The problem is that the most popular of those instant/secure messaging apps (Whatsapp) is proprietary and locked to phones (there's a web client, but you need your phone running to use it). Skype is proprietary too. I guess you could include Facebook too.

There are free protocols, it is possible to do offline storage, but none of the solutions actually *exist*.

And then there's the whole bit about threaded discussions. How would you possibly handle that?

No thanks. I love chat clients, but they do not replace e-mail. They complement e-mail nicely.

FTP vs HTTP

Posted Jan 31, 2017 11:35 UTC (Tue) by drag (guest, #31333) [Link] (2 responses)

I didn't say they didn't have problems.

The first requirement in something replacing email is going to be that it needs to be widespread as email. This is not a technical problem.

> And then there's the whole bit about threaded discussions. How would you possibly handle that?

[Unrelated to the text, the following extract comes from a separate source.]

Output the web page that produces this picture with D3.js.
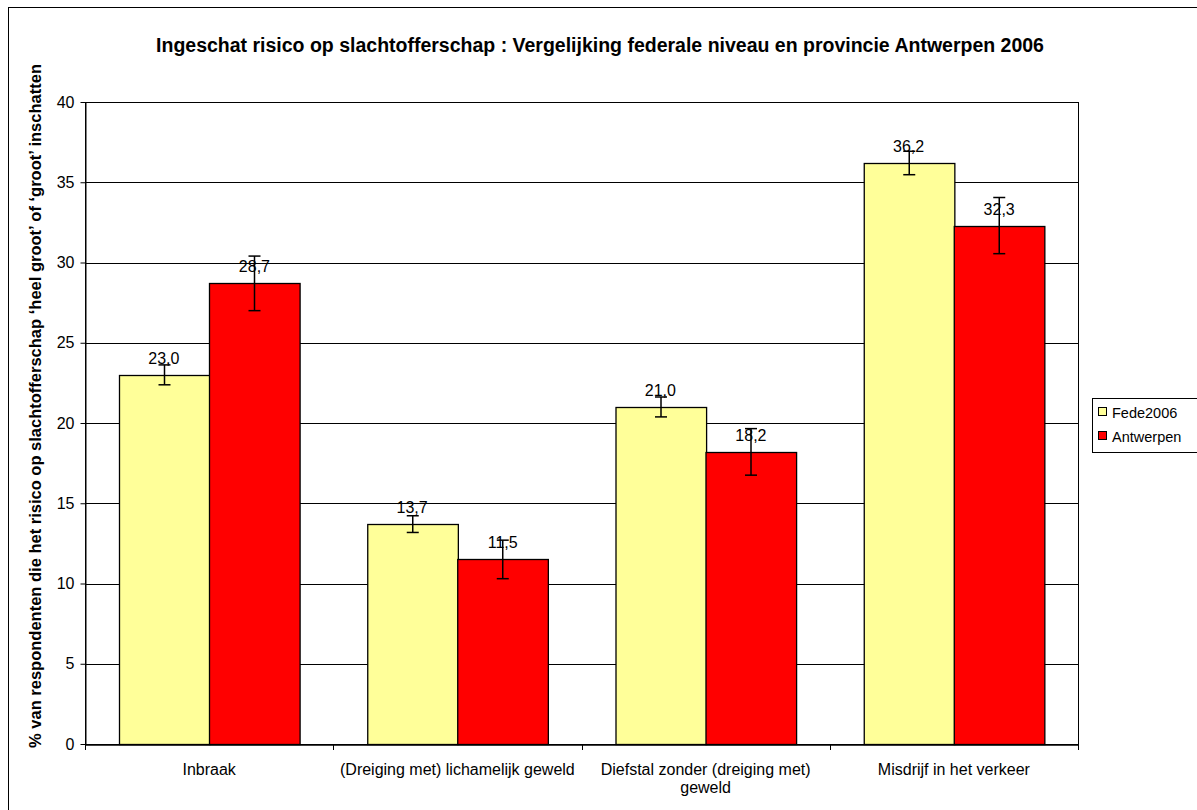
<!DOCTYPE html>
<html>
<head>
<meta charset="utf-8">
<script src="https://cdn.jsdelivr.net/npm/d3@7"></script>
<style>
  body { margin: 0; background: #fff; }
  svg { display: block; font-family: "Liberation Sans", Arial, sans-serif; }
</style>
</head>
<body>
<div id="chart"></div>
<script>
// Data
const categories = ["Inbraak", "(Dreiging met) lichamelijk geweld", "Diefstal zonder (dreiging met) geweld", "Misdrijf in het verkeer"];
const seriesNames = ["Fede2006", "Antwerpen"];
const fedeValues = [23.0, 13.7, 21.0, 36.2];
const antwerpenValues = [28.7, 11.5, 18.2, 32.3];
const fedeErrors = [0.62, 0.52, 0.62, 0.73];
const antwerpenErrors = [1.7, 1.2, 1.45, 1.75];
const yTicks = [0, 5, 10, 15, 20, 25, 30, 35, 40];
const colors = ["#ffff99", "#ff0000"];

const width = 1197, height = 810;
const margin = { top: 102, right: 119, bottom: 66, left: 85 };

const svg = d3.select("#chart").append("svg")
  .attr("width", width)
  .attr("height", height);

// outer chart border
svg.append("rect")
  .attr("x", 8.5).attr("y", 7.5)
  .attr("width", 1200).attr("height", 820)
  .attr("fill", "none").attr("stroke", "#000");

const x0 = d3.scaleBand()
  .domain(categories)
  .range([margin.left, width - margin.right])
  .paddingInner(0).paddingOuter(0);

const x1 = d3.scaleBand()
  .domain(seriesNames)
  .range([0, x0.bandwidth()])
  .paddingInner(0)
  .paddingOuter(0.37);

const y = d3.scaleLinear()
  .domain([0, 40])
  .range([height - margin.bottom, margin.top]);

// gridlines
svg.append("g")
  .selectAll("line")
  .data(yTicks.filter(d => d > 0))
  .enter().append("line")
  .attr("x1", margin.left).attr("x2", width - margin.right)
  .attr("y1", d => Math.round(y(d)) + 0.5).attr("y2", d => Math.round(y(d)) + 0.5)
  .attr("stroke", "#000").attr("stroke-width", 1);

// plot frame
svg.append("rect")
  .attr("x", margin.left + 0.5).attr("y", Math.round(y(40)) + 0.5)
  .attr("width", width - margin.right - margin.left)
  .attr("height", Math.round(y(0)) - Math.round(y(40)))
  .attr("fill", "none").attr("stroke", "#000");

const rows = categories.map((c, i) => ({
  cat: c,
  vals: [
    { s: seriesNames[0], v: fedeValues[i], e: fedeErrors[i] },
    { s: seriesNames[1], v: antwerpenValues[i], e: antwerpenErrors[i] }
  ]
}));

const groups = svg.append("g").selectAll("g")
  .data(rows)
  .enter().append("g")
  .attr("transform", d => `translate(${x0(d.cat)},0)`);

const items = groups.selectAll("g")
  .data(d => d.vals)
  .enter().append("g");

items.append("rect")
  .attr("x", d => Math.round(x1(d.s)) + 0.5)
  .attr("y", d => Math.round(y(d.v)) + 0.5)
  .attr("width", x1.bandwidth())
  .attr("height", d => Math.round(y(0)) - Math.round(y(d.v)))
  .attr("fill", (d, i) => colors[i])
  .attr("stroke", "#000").attr("stroke-width", 1.3);

// error bars
items.each(function(d) {
  const g = d3.select(this);
  const cx = Math.round(x1(d.s) + x1.bandwidth() / 2) + 0.5;
  const yt = y(d.v + d.e), yb = y(d.v - d.e);
  g.append("line").attr("x1", cx).attr("x2", cx).attr("y1", yt).attr("y2", yb)
    .attr("stroke", "#000").attr("stroke-width", 1.5);
  [yt, yb].forEach(yy => {
    g.append("line").attr("x1", cx - 6).attr("x2", cx + 6).attr("y1", yy).attr("y2", yy)
      .attr("stroke", "#000").attr("stroke-width", 1.5);
  });
});

// value labels
items.append("text")
  .attr("x", d => x1(d.s) + x1.bandwidth() / 2)
  .attr("y", d => y(d.v) - 11)
  .attr("text-anchor", "middle")
  .attr("font-size", 16)
  .text(d => d3.format(".1f")(d.v).replace(".", ","));

// Y axis
const yAxis = svg.append("g")
  .attr("transform", `translate(${margin.left + 0.5},0)`)
  .call(d3.axisLeft(y).tickValues(yTicks).tickSize(5).tickSizeOuter(0).tickFormat(d3.format("d")));
yAxis.select(".domain").attr("stroke", "#000");
yAxis.selectAll(".tick line").attr("stroke", "#000");
yAxis.selectAll("text").attr("font-size", 16).attr("fill", "#000")
  .attr("font-family", "Liberation Sans, Arial, sans-serif").attr("dx", -3);

// X axis
const xAxis = svg.append("g")
  .attr("transform", `translate(0,${Math.round(y(0)) + 0.5})`)
  .call(d3.axisBottom(x0).tickSize(0).tickFormat(""));
xAxis.select(".domain").attr("stroke", "#000").attr("stroke-width", 1.3);
svg.append("g").selectAll("line")
  .data(d3.range(categories.length + 1))
  .enter().append("line")
  .attr("x1", i => Math.round(margin.left + i * x0.bandwidth()) + 0.5)
  .attr("x2", i => Math.round(margin.left + i * x0.bandwidth()) + 0.5)
  .attr("y1", y(0)).attr("y2", y(0) + 6)
  .attr("stroke", "#000");

// category labels, wrapped to fit a band
const labelWidth = 246;
categories.forEach(c => {
  const cx = x0(c) + x0.bandwidth() / 2;
  const t = svg.append("text")
    .attr("x", cx)
    .attr("y", y(0) + 31)
    .attr("text-anchor", "middle")
    .attr("font-size", 16);
  const words = c.split(" ");
  let line = [];
  let ts = t.append("tspan").attr("x", cx).attr("dy", 0);
  words.forEach(w => {
    line.push(w);
    ts.text(line.join(" "));
    if (ts.node().getComputedTextLength() > labelWidth && line.length > 1) {
      line.pop();
      ts.text(line.join(" "));
      line = [w];
      ts = t.append("tspan").attr("x", cx).attr("dy", 18).text(w);
    }
  });
});

// Title
svg.append("text")
  .attr("x", 600).attr("y", 52)
  .attr("text-anchor", "middle")
  .attr("font-size", 19.5).attr("font-weight", "bold")
  .text("Ingeschat risico op slachtofferschap : Vergelijking federale niveau en provincie Antwerpen 2006");

// Y-axis title
svg.append("text")
  .attr("transform", `translate(41,406) rotate(-90)`)
  .attr("text-anchor", "middle")
  .attr("font-size", 16.5).attr("font-weight", "bold")
  .text("% van respondenten die het risico op slachtofferschap ‘heel groot’ of ‘groot’ inschatten");

// Legend
const legend = svg.append("g").attr("transform", "translate(1092,398)");
legend.append("rect")
  .attr("x", 0.5).attr("y", 0.5).attr("width", 120).attr("height", 54)
  .attr("fill", "#fff").attr("stroke", "#000");
seriesNames.forEach((s, i) => {
  legend.append("rect")
    .attr("x", 6.5).attr("y", 9.5 + i * 24).attr("width", 8).attr("height", 8)
    .attr("fill", colors[i]).attr("stroke", "#000");
  legend.append("text")
    .attr("x", 20).attr("y", 20 + i * 24)
    .attr("font-size", 14.5)
    .text(s);
});
</script>
</body>
</html>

Email is extremely bad at this.

FTP vs HTTP

Posted Jan 31, 2017 12:11 UTC (Tue) by anselm (subscriber, #2796) [Link] (1 responses)

Email is extremely bad at this.

With e-mail this is largely up to the client program one is using. Some of them do a reasonably decent job, and if threaded discussions are important to you you can pick one that does.

On the other hand, with most IM services you get exactly one client program (possibly per platform). If that program decides threaded discussions aren't worth bothering with, then you're stuck with it whether you like that or not.

In a wider sense, in the end e-mail is just files that you can deal with (format, sort, save, forward, print, backup, …) however you wish. IM messages are usually bits of data on a server that you can't access except through the official IM client. I know what I prefer.

FTP vs HTTP

Posted Jan 31, 2017 12:50 UTC (Tue) by mathstuf (subscriber, #69389) [Link]

> With e-mail this is largely up to the client program one is using. Some of them do a reasonably decent job, and if threaded discussions are important to you you can pick one that does.

Some clients mangle the relevant headers, breaking threads for everyone. I can stitch them back together in mutt, but unfortunately they don't sync with offlineimap.